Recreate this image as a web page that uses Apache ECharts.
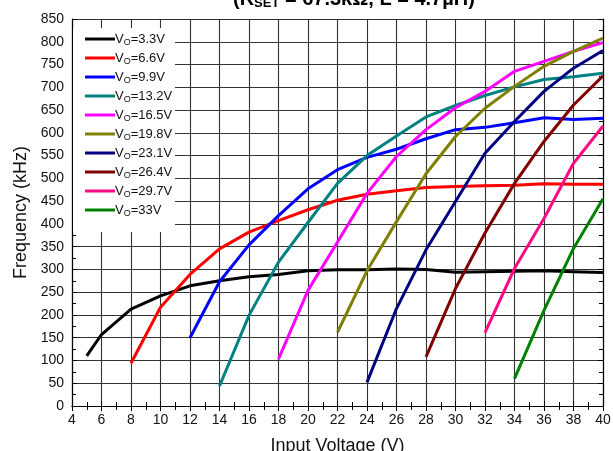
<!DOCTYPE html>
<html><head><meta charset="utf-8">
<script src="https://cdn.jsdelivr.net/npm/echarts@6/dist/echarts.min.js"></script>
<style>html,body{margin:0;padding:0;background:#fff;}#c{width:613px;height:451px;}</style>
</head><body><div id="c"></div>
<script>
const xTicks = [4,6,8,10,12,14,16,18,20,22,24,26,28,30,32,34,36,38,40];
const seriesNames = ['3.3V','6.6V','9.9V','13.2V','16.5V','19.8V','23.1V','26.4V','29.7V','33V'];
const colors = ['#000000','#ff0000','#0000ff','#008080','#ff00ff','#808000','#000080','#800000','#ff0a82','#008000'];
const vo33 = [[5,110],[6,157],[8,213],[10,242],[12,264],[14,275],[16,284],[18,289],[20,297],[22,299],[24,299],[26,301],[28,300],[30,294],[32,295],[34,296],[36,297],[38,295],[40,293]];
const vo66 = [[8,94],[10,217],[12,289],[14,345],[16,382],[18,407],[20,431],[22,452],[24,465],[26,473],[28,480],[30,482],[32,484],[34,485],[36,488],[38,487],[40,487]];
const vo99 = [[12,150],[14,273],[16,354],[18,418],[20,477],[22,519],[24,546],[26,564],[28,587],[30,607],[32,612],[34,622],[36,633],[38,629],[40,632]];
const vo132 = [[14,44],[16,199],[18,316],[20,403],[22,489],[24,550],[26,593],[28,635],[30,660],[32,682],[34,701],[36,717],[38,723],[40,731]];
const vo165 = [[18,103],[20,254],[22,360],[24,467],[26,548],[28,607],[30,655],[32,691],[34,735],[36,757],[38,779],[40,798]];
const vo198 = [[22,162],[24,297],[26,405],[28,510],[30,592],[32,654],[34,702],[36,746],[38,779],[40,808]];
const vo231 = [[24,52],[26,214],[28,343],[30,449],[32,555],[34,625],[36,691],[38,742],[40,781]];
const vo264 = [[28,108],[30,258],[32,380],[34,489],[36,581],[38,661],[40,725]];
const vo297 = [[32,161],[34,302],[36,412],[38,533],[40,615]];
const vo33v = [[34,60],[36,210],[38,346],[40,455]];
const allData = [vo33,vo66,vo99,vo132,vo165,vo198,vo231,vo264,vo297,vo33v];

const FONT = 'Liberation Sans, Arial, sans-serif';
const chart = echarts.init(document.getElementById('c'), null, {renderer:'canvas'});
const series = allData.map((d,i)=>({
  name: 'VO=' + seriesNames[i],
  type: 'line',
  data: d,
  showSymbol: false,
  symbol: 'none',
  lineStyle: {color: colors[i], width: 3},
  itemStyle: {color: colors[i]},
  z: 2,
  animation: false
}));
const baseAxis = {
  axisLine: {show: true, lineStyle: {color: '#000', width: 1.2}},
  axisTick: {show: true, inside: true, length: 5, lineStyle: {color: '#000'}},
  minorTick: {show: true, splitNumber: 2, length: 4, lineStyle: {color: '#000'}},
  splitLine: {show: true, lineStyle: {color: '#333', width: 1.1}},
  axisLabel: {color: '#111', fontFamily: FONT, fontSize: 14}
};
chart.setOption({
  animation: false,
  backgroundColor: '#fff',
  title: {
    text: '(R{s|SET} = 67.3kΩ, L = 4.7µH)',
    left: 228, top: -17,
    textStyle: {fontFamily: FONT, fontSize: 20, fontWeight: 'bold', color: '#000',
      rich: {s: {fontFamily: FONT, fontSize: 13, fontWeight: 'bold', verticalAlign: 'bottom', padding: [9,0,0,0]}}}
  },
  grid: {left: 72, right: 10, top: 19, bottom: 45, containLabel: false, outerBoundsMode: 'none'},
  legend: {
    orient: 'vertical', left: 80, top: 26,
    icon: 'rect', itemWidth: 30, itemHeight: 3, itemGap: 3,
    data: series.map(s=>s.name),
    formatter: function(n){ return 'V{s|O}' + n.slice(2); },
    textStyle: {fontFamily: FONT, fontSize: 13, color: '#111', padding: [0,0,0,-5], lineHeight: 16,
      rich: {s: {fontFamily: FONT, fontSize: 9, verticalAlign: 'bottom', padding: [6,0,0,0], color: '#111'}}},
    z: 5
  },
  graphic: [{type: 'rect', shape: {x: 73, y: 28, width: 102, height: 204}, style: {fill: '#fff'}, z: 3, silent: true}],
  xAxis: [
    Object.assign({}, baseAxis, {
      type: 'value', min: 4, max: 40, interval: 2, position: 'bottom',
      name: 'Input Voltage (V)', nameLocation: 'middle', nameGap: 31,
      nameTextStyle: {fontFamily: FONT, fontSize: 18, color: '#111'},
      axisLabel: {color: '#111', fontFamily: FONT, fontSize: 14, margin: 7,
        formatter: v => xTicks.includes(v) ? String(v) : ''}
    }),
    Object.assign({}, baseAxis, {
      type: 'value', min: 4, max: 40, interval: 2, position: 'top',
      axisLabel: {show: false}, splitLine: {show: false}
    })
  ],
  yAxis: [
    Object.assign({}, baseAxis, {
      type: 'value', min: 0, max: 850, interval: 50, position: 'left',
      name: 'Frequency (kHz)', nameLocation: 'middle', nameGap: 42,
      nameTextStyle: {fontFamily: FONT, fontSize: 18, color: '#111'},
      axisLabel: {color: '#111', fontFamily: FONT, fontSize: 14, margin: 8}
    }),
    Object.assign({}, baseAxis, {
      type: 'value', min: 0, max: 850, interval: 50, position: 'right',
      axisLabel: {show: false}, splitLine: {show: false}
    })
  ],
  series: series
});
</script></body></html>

[Prompt] Copy out all the data exactly; skip the pictures.

[Exercise output]
Recreate this image as a web page that uses Apache ECharts.
<!DOCTYPE html>
<html><head><meta charset="utf-8">
<script src="https://cdn.jsdelivr.net/npm/echarts@6/dist/echarts.min.js"></script>
<style>html,body{margin:0;padding:0;background:#fff;}#c{width:613px;height:451px;}</style>
</head><body><div id="c"></div>
<script>
const xTicks = [4,6,8,10,12,14,16,18,20,22,24,26,28,30,32,34,36,38,40];
const seriesNames = ['3.3V','6.6V','9.9V','13.2V','16.5V','19.8V','23.1V','26.4V','29.7V','33V'];
const colors = ['#000000','#ff0000','#0000ff','#008080','#ff00ff','#808000','#000080','#800000','#ff0a82','#008000'];
const vo33 = [[5,110],[6,157],[8,213],[10,242],[12,264],[14,275],[16,284],[18,289],[20,297],[22,299],[24,299],[26,301],[28,300],[30,294],[32,295],[34,296],[36,297],[38,295],[40,293]];
const vo66 = [[8,94],[10,217],[12,289],[14,345],[16,382],[18,407],[20,431],[22,452],[24,465],[26,473],[28,480],[30,482],[32,484],[34,485],[36,488],[38,487],[40,487]];
const vo99 = [[12,150],[14,273],[16,354],[18,418],[20,477],[22,519],[24,546],[26,564],[28,587],[30,607],[32,612],[34,622],[36,633],[38,629],[40,632]];
const vo132 = [[14,44],[16,199],[18,316],[20,403],[22,489],[24,550],[26,593],[28,635],[30,660],[32,682],[34,701],[36,717],[38,723],[40,731]];
const vo165 = [[18,103],[20,254],[22,360],[24,467],[26,548],[28,607],[30,655],[32,691],[34,735],[36,757],[38,779],[40,798]];
const vo198 = [[22,162],[24,297],[26,405],[28,510],[30,592],[32,654],[34,702],[36,746],[38,779],[40,808]];
const vo231 = [[24,52],[26,214],[28,343],[30,449],[32,555],[34,625],[36,691],[38,742],[40,781]];
const vo264 = [[28,108],[30,258],[32,380],[34,489],[36,581],[38,661],[40,725]];
const vo297 = [[32,161],[34,302],[36,412],[38,533],[40,615]];
const vo33v = [[34,60],[36,210],[38,346],[40,455]];
const allData = [vo33,vo66,vo99,vo132,vo165,vo198,vo231,vo264,vo297,vo33v];

const FONT = 'Liberation Sans, Arial, sans-serif';
const chart = echarts.init(document.getElementById('c'), null, {renderer:'canvas'});
const series = allData.map((d,i)=>({
  name: 'VO=' + seriesNames[i],
  type: 'line',
  data: d,
  showSymbol: false,
  symbol: 'none',
  lineStyle: {color: colors[i], width: 3},
  itemStyle: {color: colors[i]},
  z: 2,
  animation: false
}));
const baseAxis = {
  axisLine: {show: true, lineStyle: {color: '#000', width: 1.2}},
  axisTick: {show: true, inside: true, length: 5, lineStyle: {color: '#000'}},
  minorTick: {show: true, splitNumber: 2, length: 4, lineStyle: {color: '#000'}},
  splitLine: {show: true, lineStyle: {color: '#333', width: 1.1}},
  axisLabel: {color: '#111', fontFamily: FONT, fontSize: 14}
};
chart.setOption({
  animation: false,
  backgroundColor: '#fff',
  title: {
    text: '(R{s|SET} = 67.3kΩ, L = 4.7µH)',
    left: 228, top: -17,
    textStyle: {fontFamily: FONT, fontSize: 20, fontWeight: 'bold', color: '#000',
      rich: {s: {fontFamily: FONT, fontSize: 13, fontWeight: 'bold', verticalAlign: 'bottom', padding: [9,0,0,0]}}}
  },
  grid: {left: 72, right: 10, top: 19, bottom: 45, containLabel: false, outerBoundsMode: 'none'},
  legend: {
    orient: 'vertical', left: 80, top: 26,
    icon: 'rect', itemWidth: 30, itemHeight: 3, itemGap: 3,
    data: series.map(s=>s.name),
    formatter: function(n){ return 'V{s|O}' + n.slice(2); },
    textStyle: {fontFamily: FONT, fontSize: 13, color: '#111', padding: [0,0,0,-5], lineHeight: 16,
      rich: {s: {fontFamily: FONT, fontSize: 9, verticalAlign: 'bottom', padding: [6,0,0,0], color: '#111'}}},
    z: 5
  },
  graphic: [{type: 'rect', shape: {x: 73, y: 28, width: 102, height: 204}, style: {fill: '#fff'}, z: 3, silent: true}],
  xAxis: [
    Object.assign({}, baseAxis, {
      type: 'value', min: 4, max: 40, interval: 2, position: 'bottom',
      name: 'Input Voltage (V)', nameLocation: 'middle', nameGap: 31,
      nameTextStyle: {fontFamily: FONT, fontSize: 18, color: '#111'},
      axisLabel: {color: '#111', fontFamily: FONT, fontSize: 14, margin: 7,
        formatter: v => xTicks.includes(v) ? String(v) : ''}
    }),
    Object.assign({}, baseAxis, {
      type: 'value', min: 4, max: 40, interval: 2, position: 'top',
      axisLabel: {show: false}, splitLine: {show: false}
    })
  ],
  yAxis: [
    Object.assign({}, baseAxis, {
      type: 'value', min: 0, max: 850, interval: 50, position: 'left',
      name: 'Frequency (kHz)', nameLocation: 'middle', nameGap: 42,
      nameTextStyle: {fontFamily: FONT, fontSize: 18, color: '#111'},
      axisLabel: {color: '#111', fontFamily: FONT, fontSize: 14, margin: 8}
    }),
    Object.assign({}, baseAxis, {
      type: 'value', min: 0, max: 850, interval: 50, position: 'right',
      axisLabel: {show: false}, splitLine: {show: false}
    })
  ],
  series: series
});
</script></body></html>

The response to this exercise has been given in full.